Soros Adviser Stiglitz: Rich Manipulate the System

Soros Adviser Stiglitz: Rich Manipulate the System

The Huffington Post breathlessly reported that Joseph Stiglitz, the Nobe Prize-winning economist who is the former Senior Vice President and Chief Economist of the World Bank, says that the super-rich have gotten more expert than they ever were at getting even more wealthy, writing:

What is different today is that the 1 percent now has more knowledge about how to shape preferences and beliefs in ways that enable the wealthy to better advance their cause, and more tools and more resources to do so.

Oh, you mean that the wealthy, who tend to be smarter than the average bear, are actually spending their time with all the tools at their disposal trying to make more money? What the hell are they supposed to be doing?

Who is this guy?

One of the most dangerous men in America, that’s who.

According to Stiglitz, in his book Making Globalization Work, “George Soros has shown that the assistance provided by a single individual can make a difference; surely the concerted efforts of the West, if well directed, could do even more.” 

Stiglitz is a prime adviser to George Soros. He is part of the Soros plan to phase out the U.S. dollar as the international reserve currency and bring the U.S. into a system of international socialism. He was chairman of the Council of Economic Advisors in the Clinton Administration. At the first meeting of the Socialist International Commission on Global Financial Issues, held in Vienna, Austria, on November 3, 2008, Stiglitz was the chairman.

Stiglitz has said he wants to generate hundreds of billions of dollars in what he calls “global greenbacks,” which he calls “global money” and would be one of several “innovative approaches to financing economic development [which] need to be tested.” Which countries would get these “global greenbacks,” and how would they be distributed?

Funds would be allocated to different countries on the basis of their income and population (consistent with principles of social justice, poorer countries would get a larger allocation per capita).

Funds would be distributed through international institutions, either existing ones or newly created ‘special trust funds’ established under the auspices of the United Nations…

Stiglitz has written:

Globalization entails the closer integration of the countries of the world; this closer integration entails more interdependence, and this greater interdependence requires more collective action. Global public goods, the benefits of which accrue to all within the global community become more important. These include, for instance, health (funding a vaccine against malaria or AIDS, and the environment (reducing greenhouse gas emissions, maintaining biodiversity in rainforests). These should be first priorities for the funds.

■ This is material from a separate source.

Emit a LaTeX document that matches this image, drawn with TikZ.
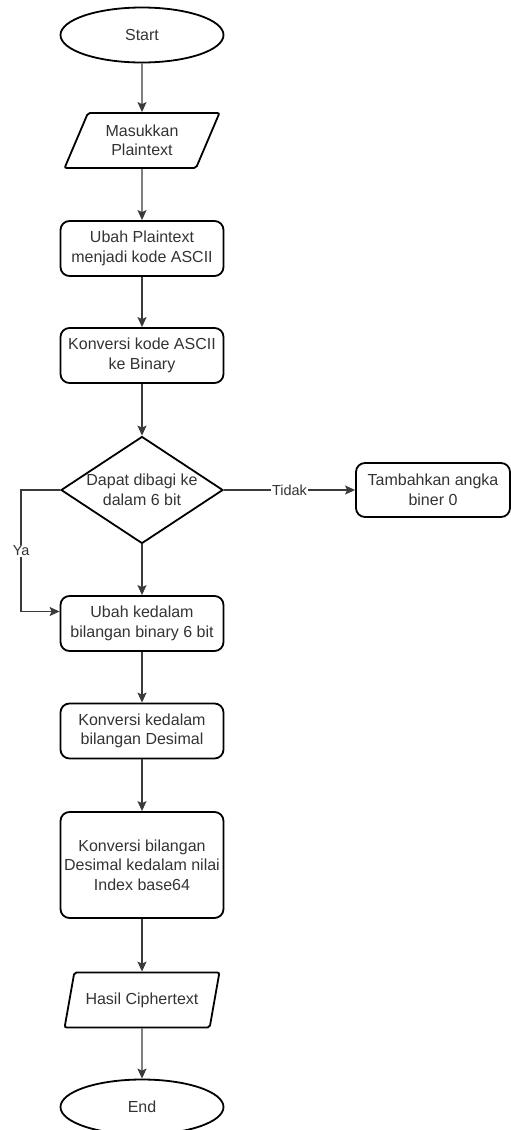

Read: global taxation. He also believes the global monetary system of the world should be reformed in order to produce funds to “promote development, fight poverty, and provide better education and health for all.”  He says that global currency reserves — U.S. dollars held by various nations, especially China — should be transformed into “a new international currency.” He believes more funds could be raised by “auctioning off fishing rights, or the right to extract natural resources beneath the sea.”

Stiglitz was appointed by U.N. General Assembly President Miguel D’Escoto to review the global financial system. D’Escoto is the former foreign minister of Communist Sandinista Nicaragua who advocates Marxist-oriented liberation theology and won the Lenin Peace Prize from the old Soviet Union.

If there’s any way to ruin the incentives that the capitalist system has built in, Stiglitz will find it. And if there’s any way that he can help Barack Obama and George Soros reach their socialist goals, Stiglitz will find that, too.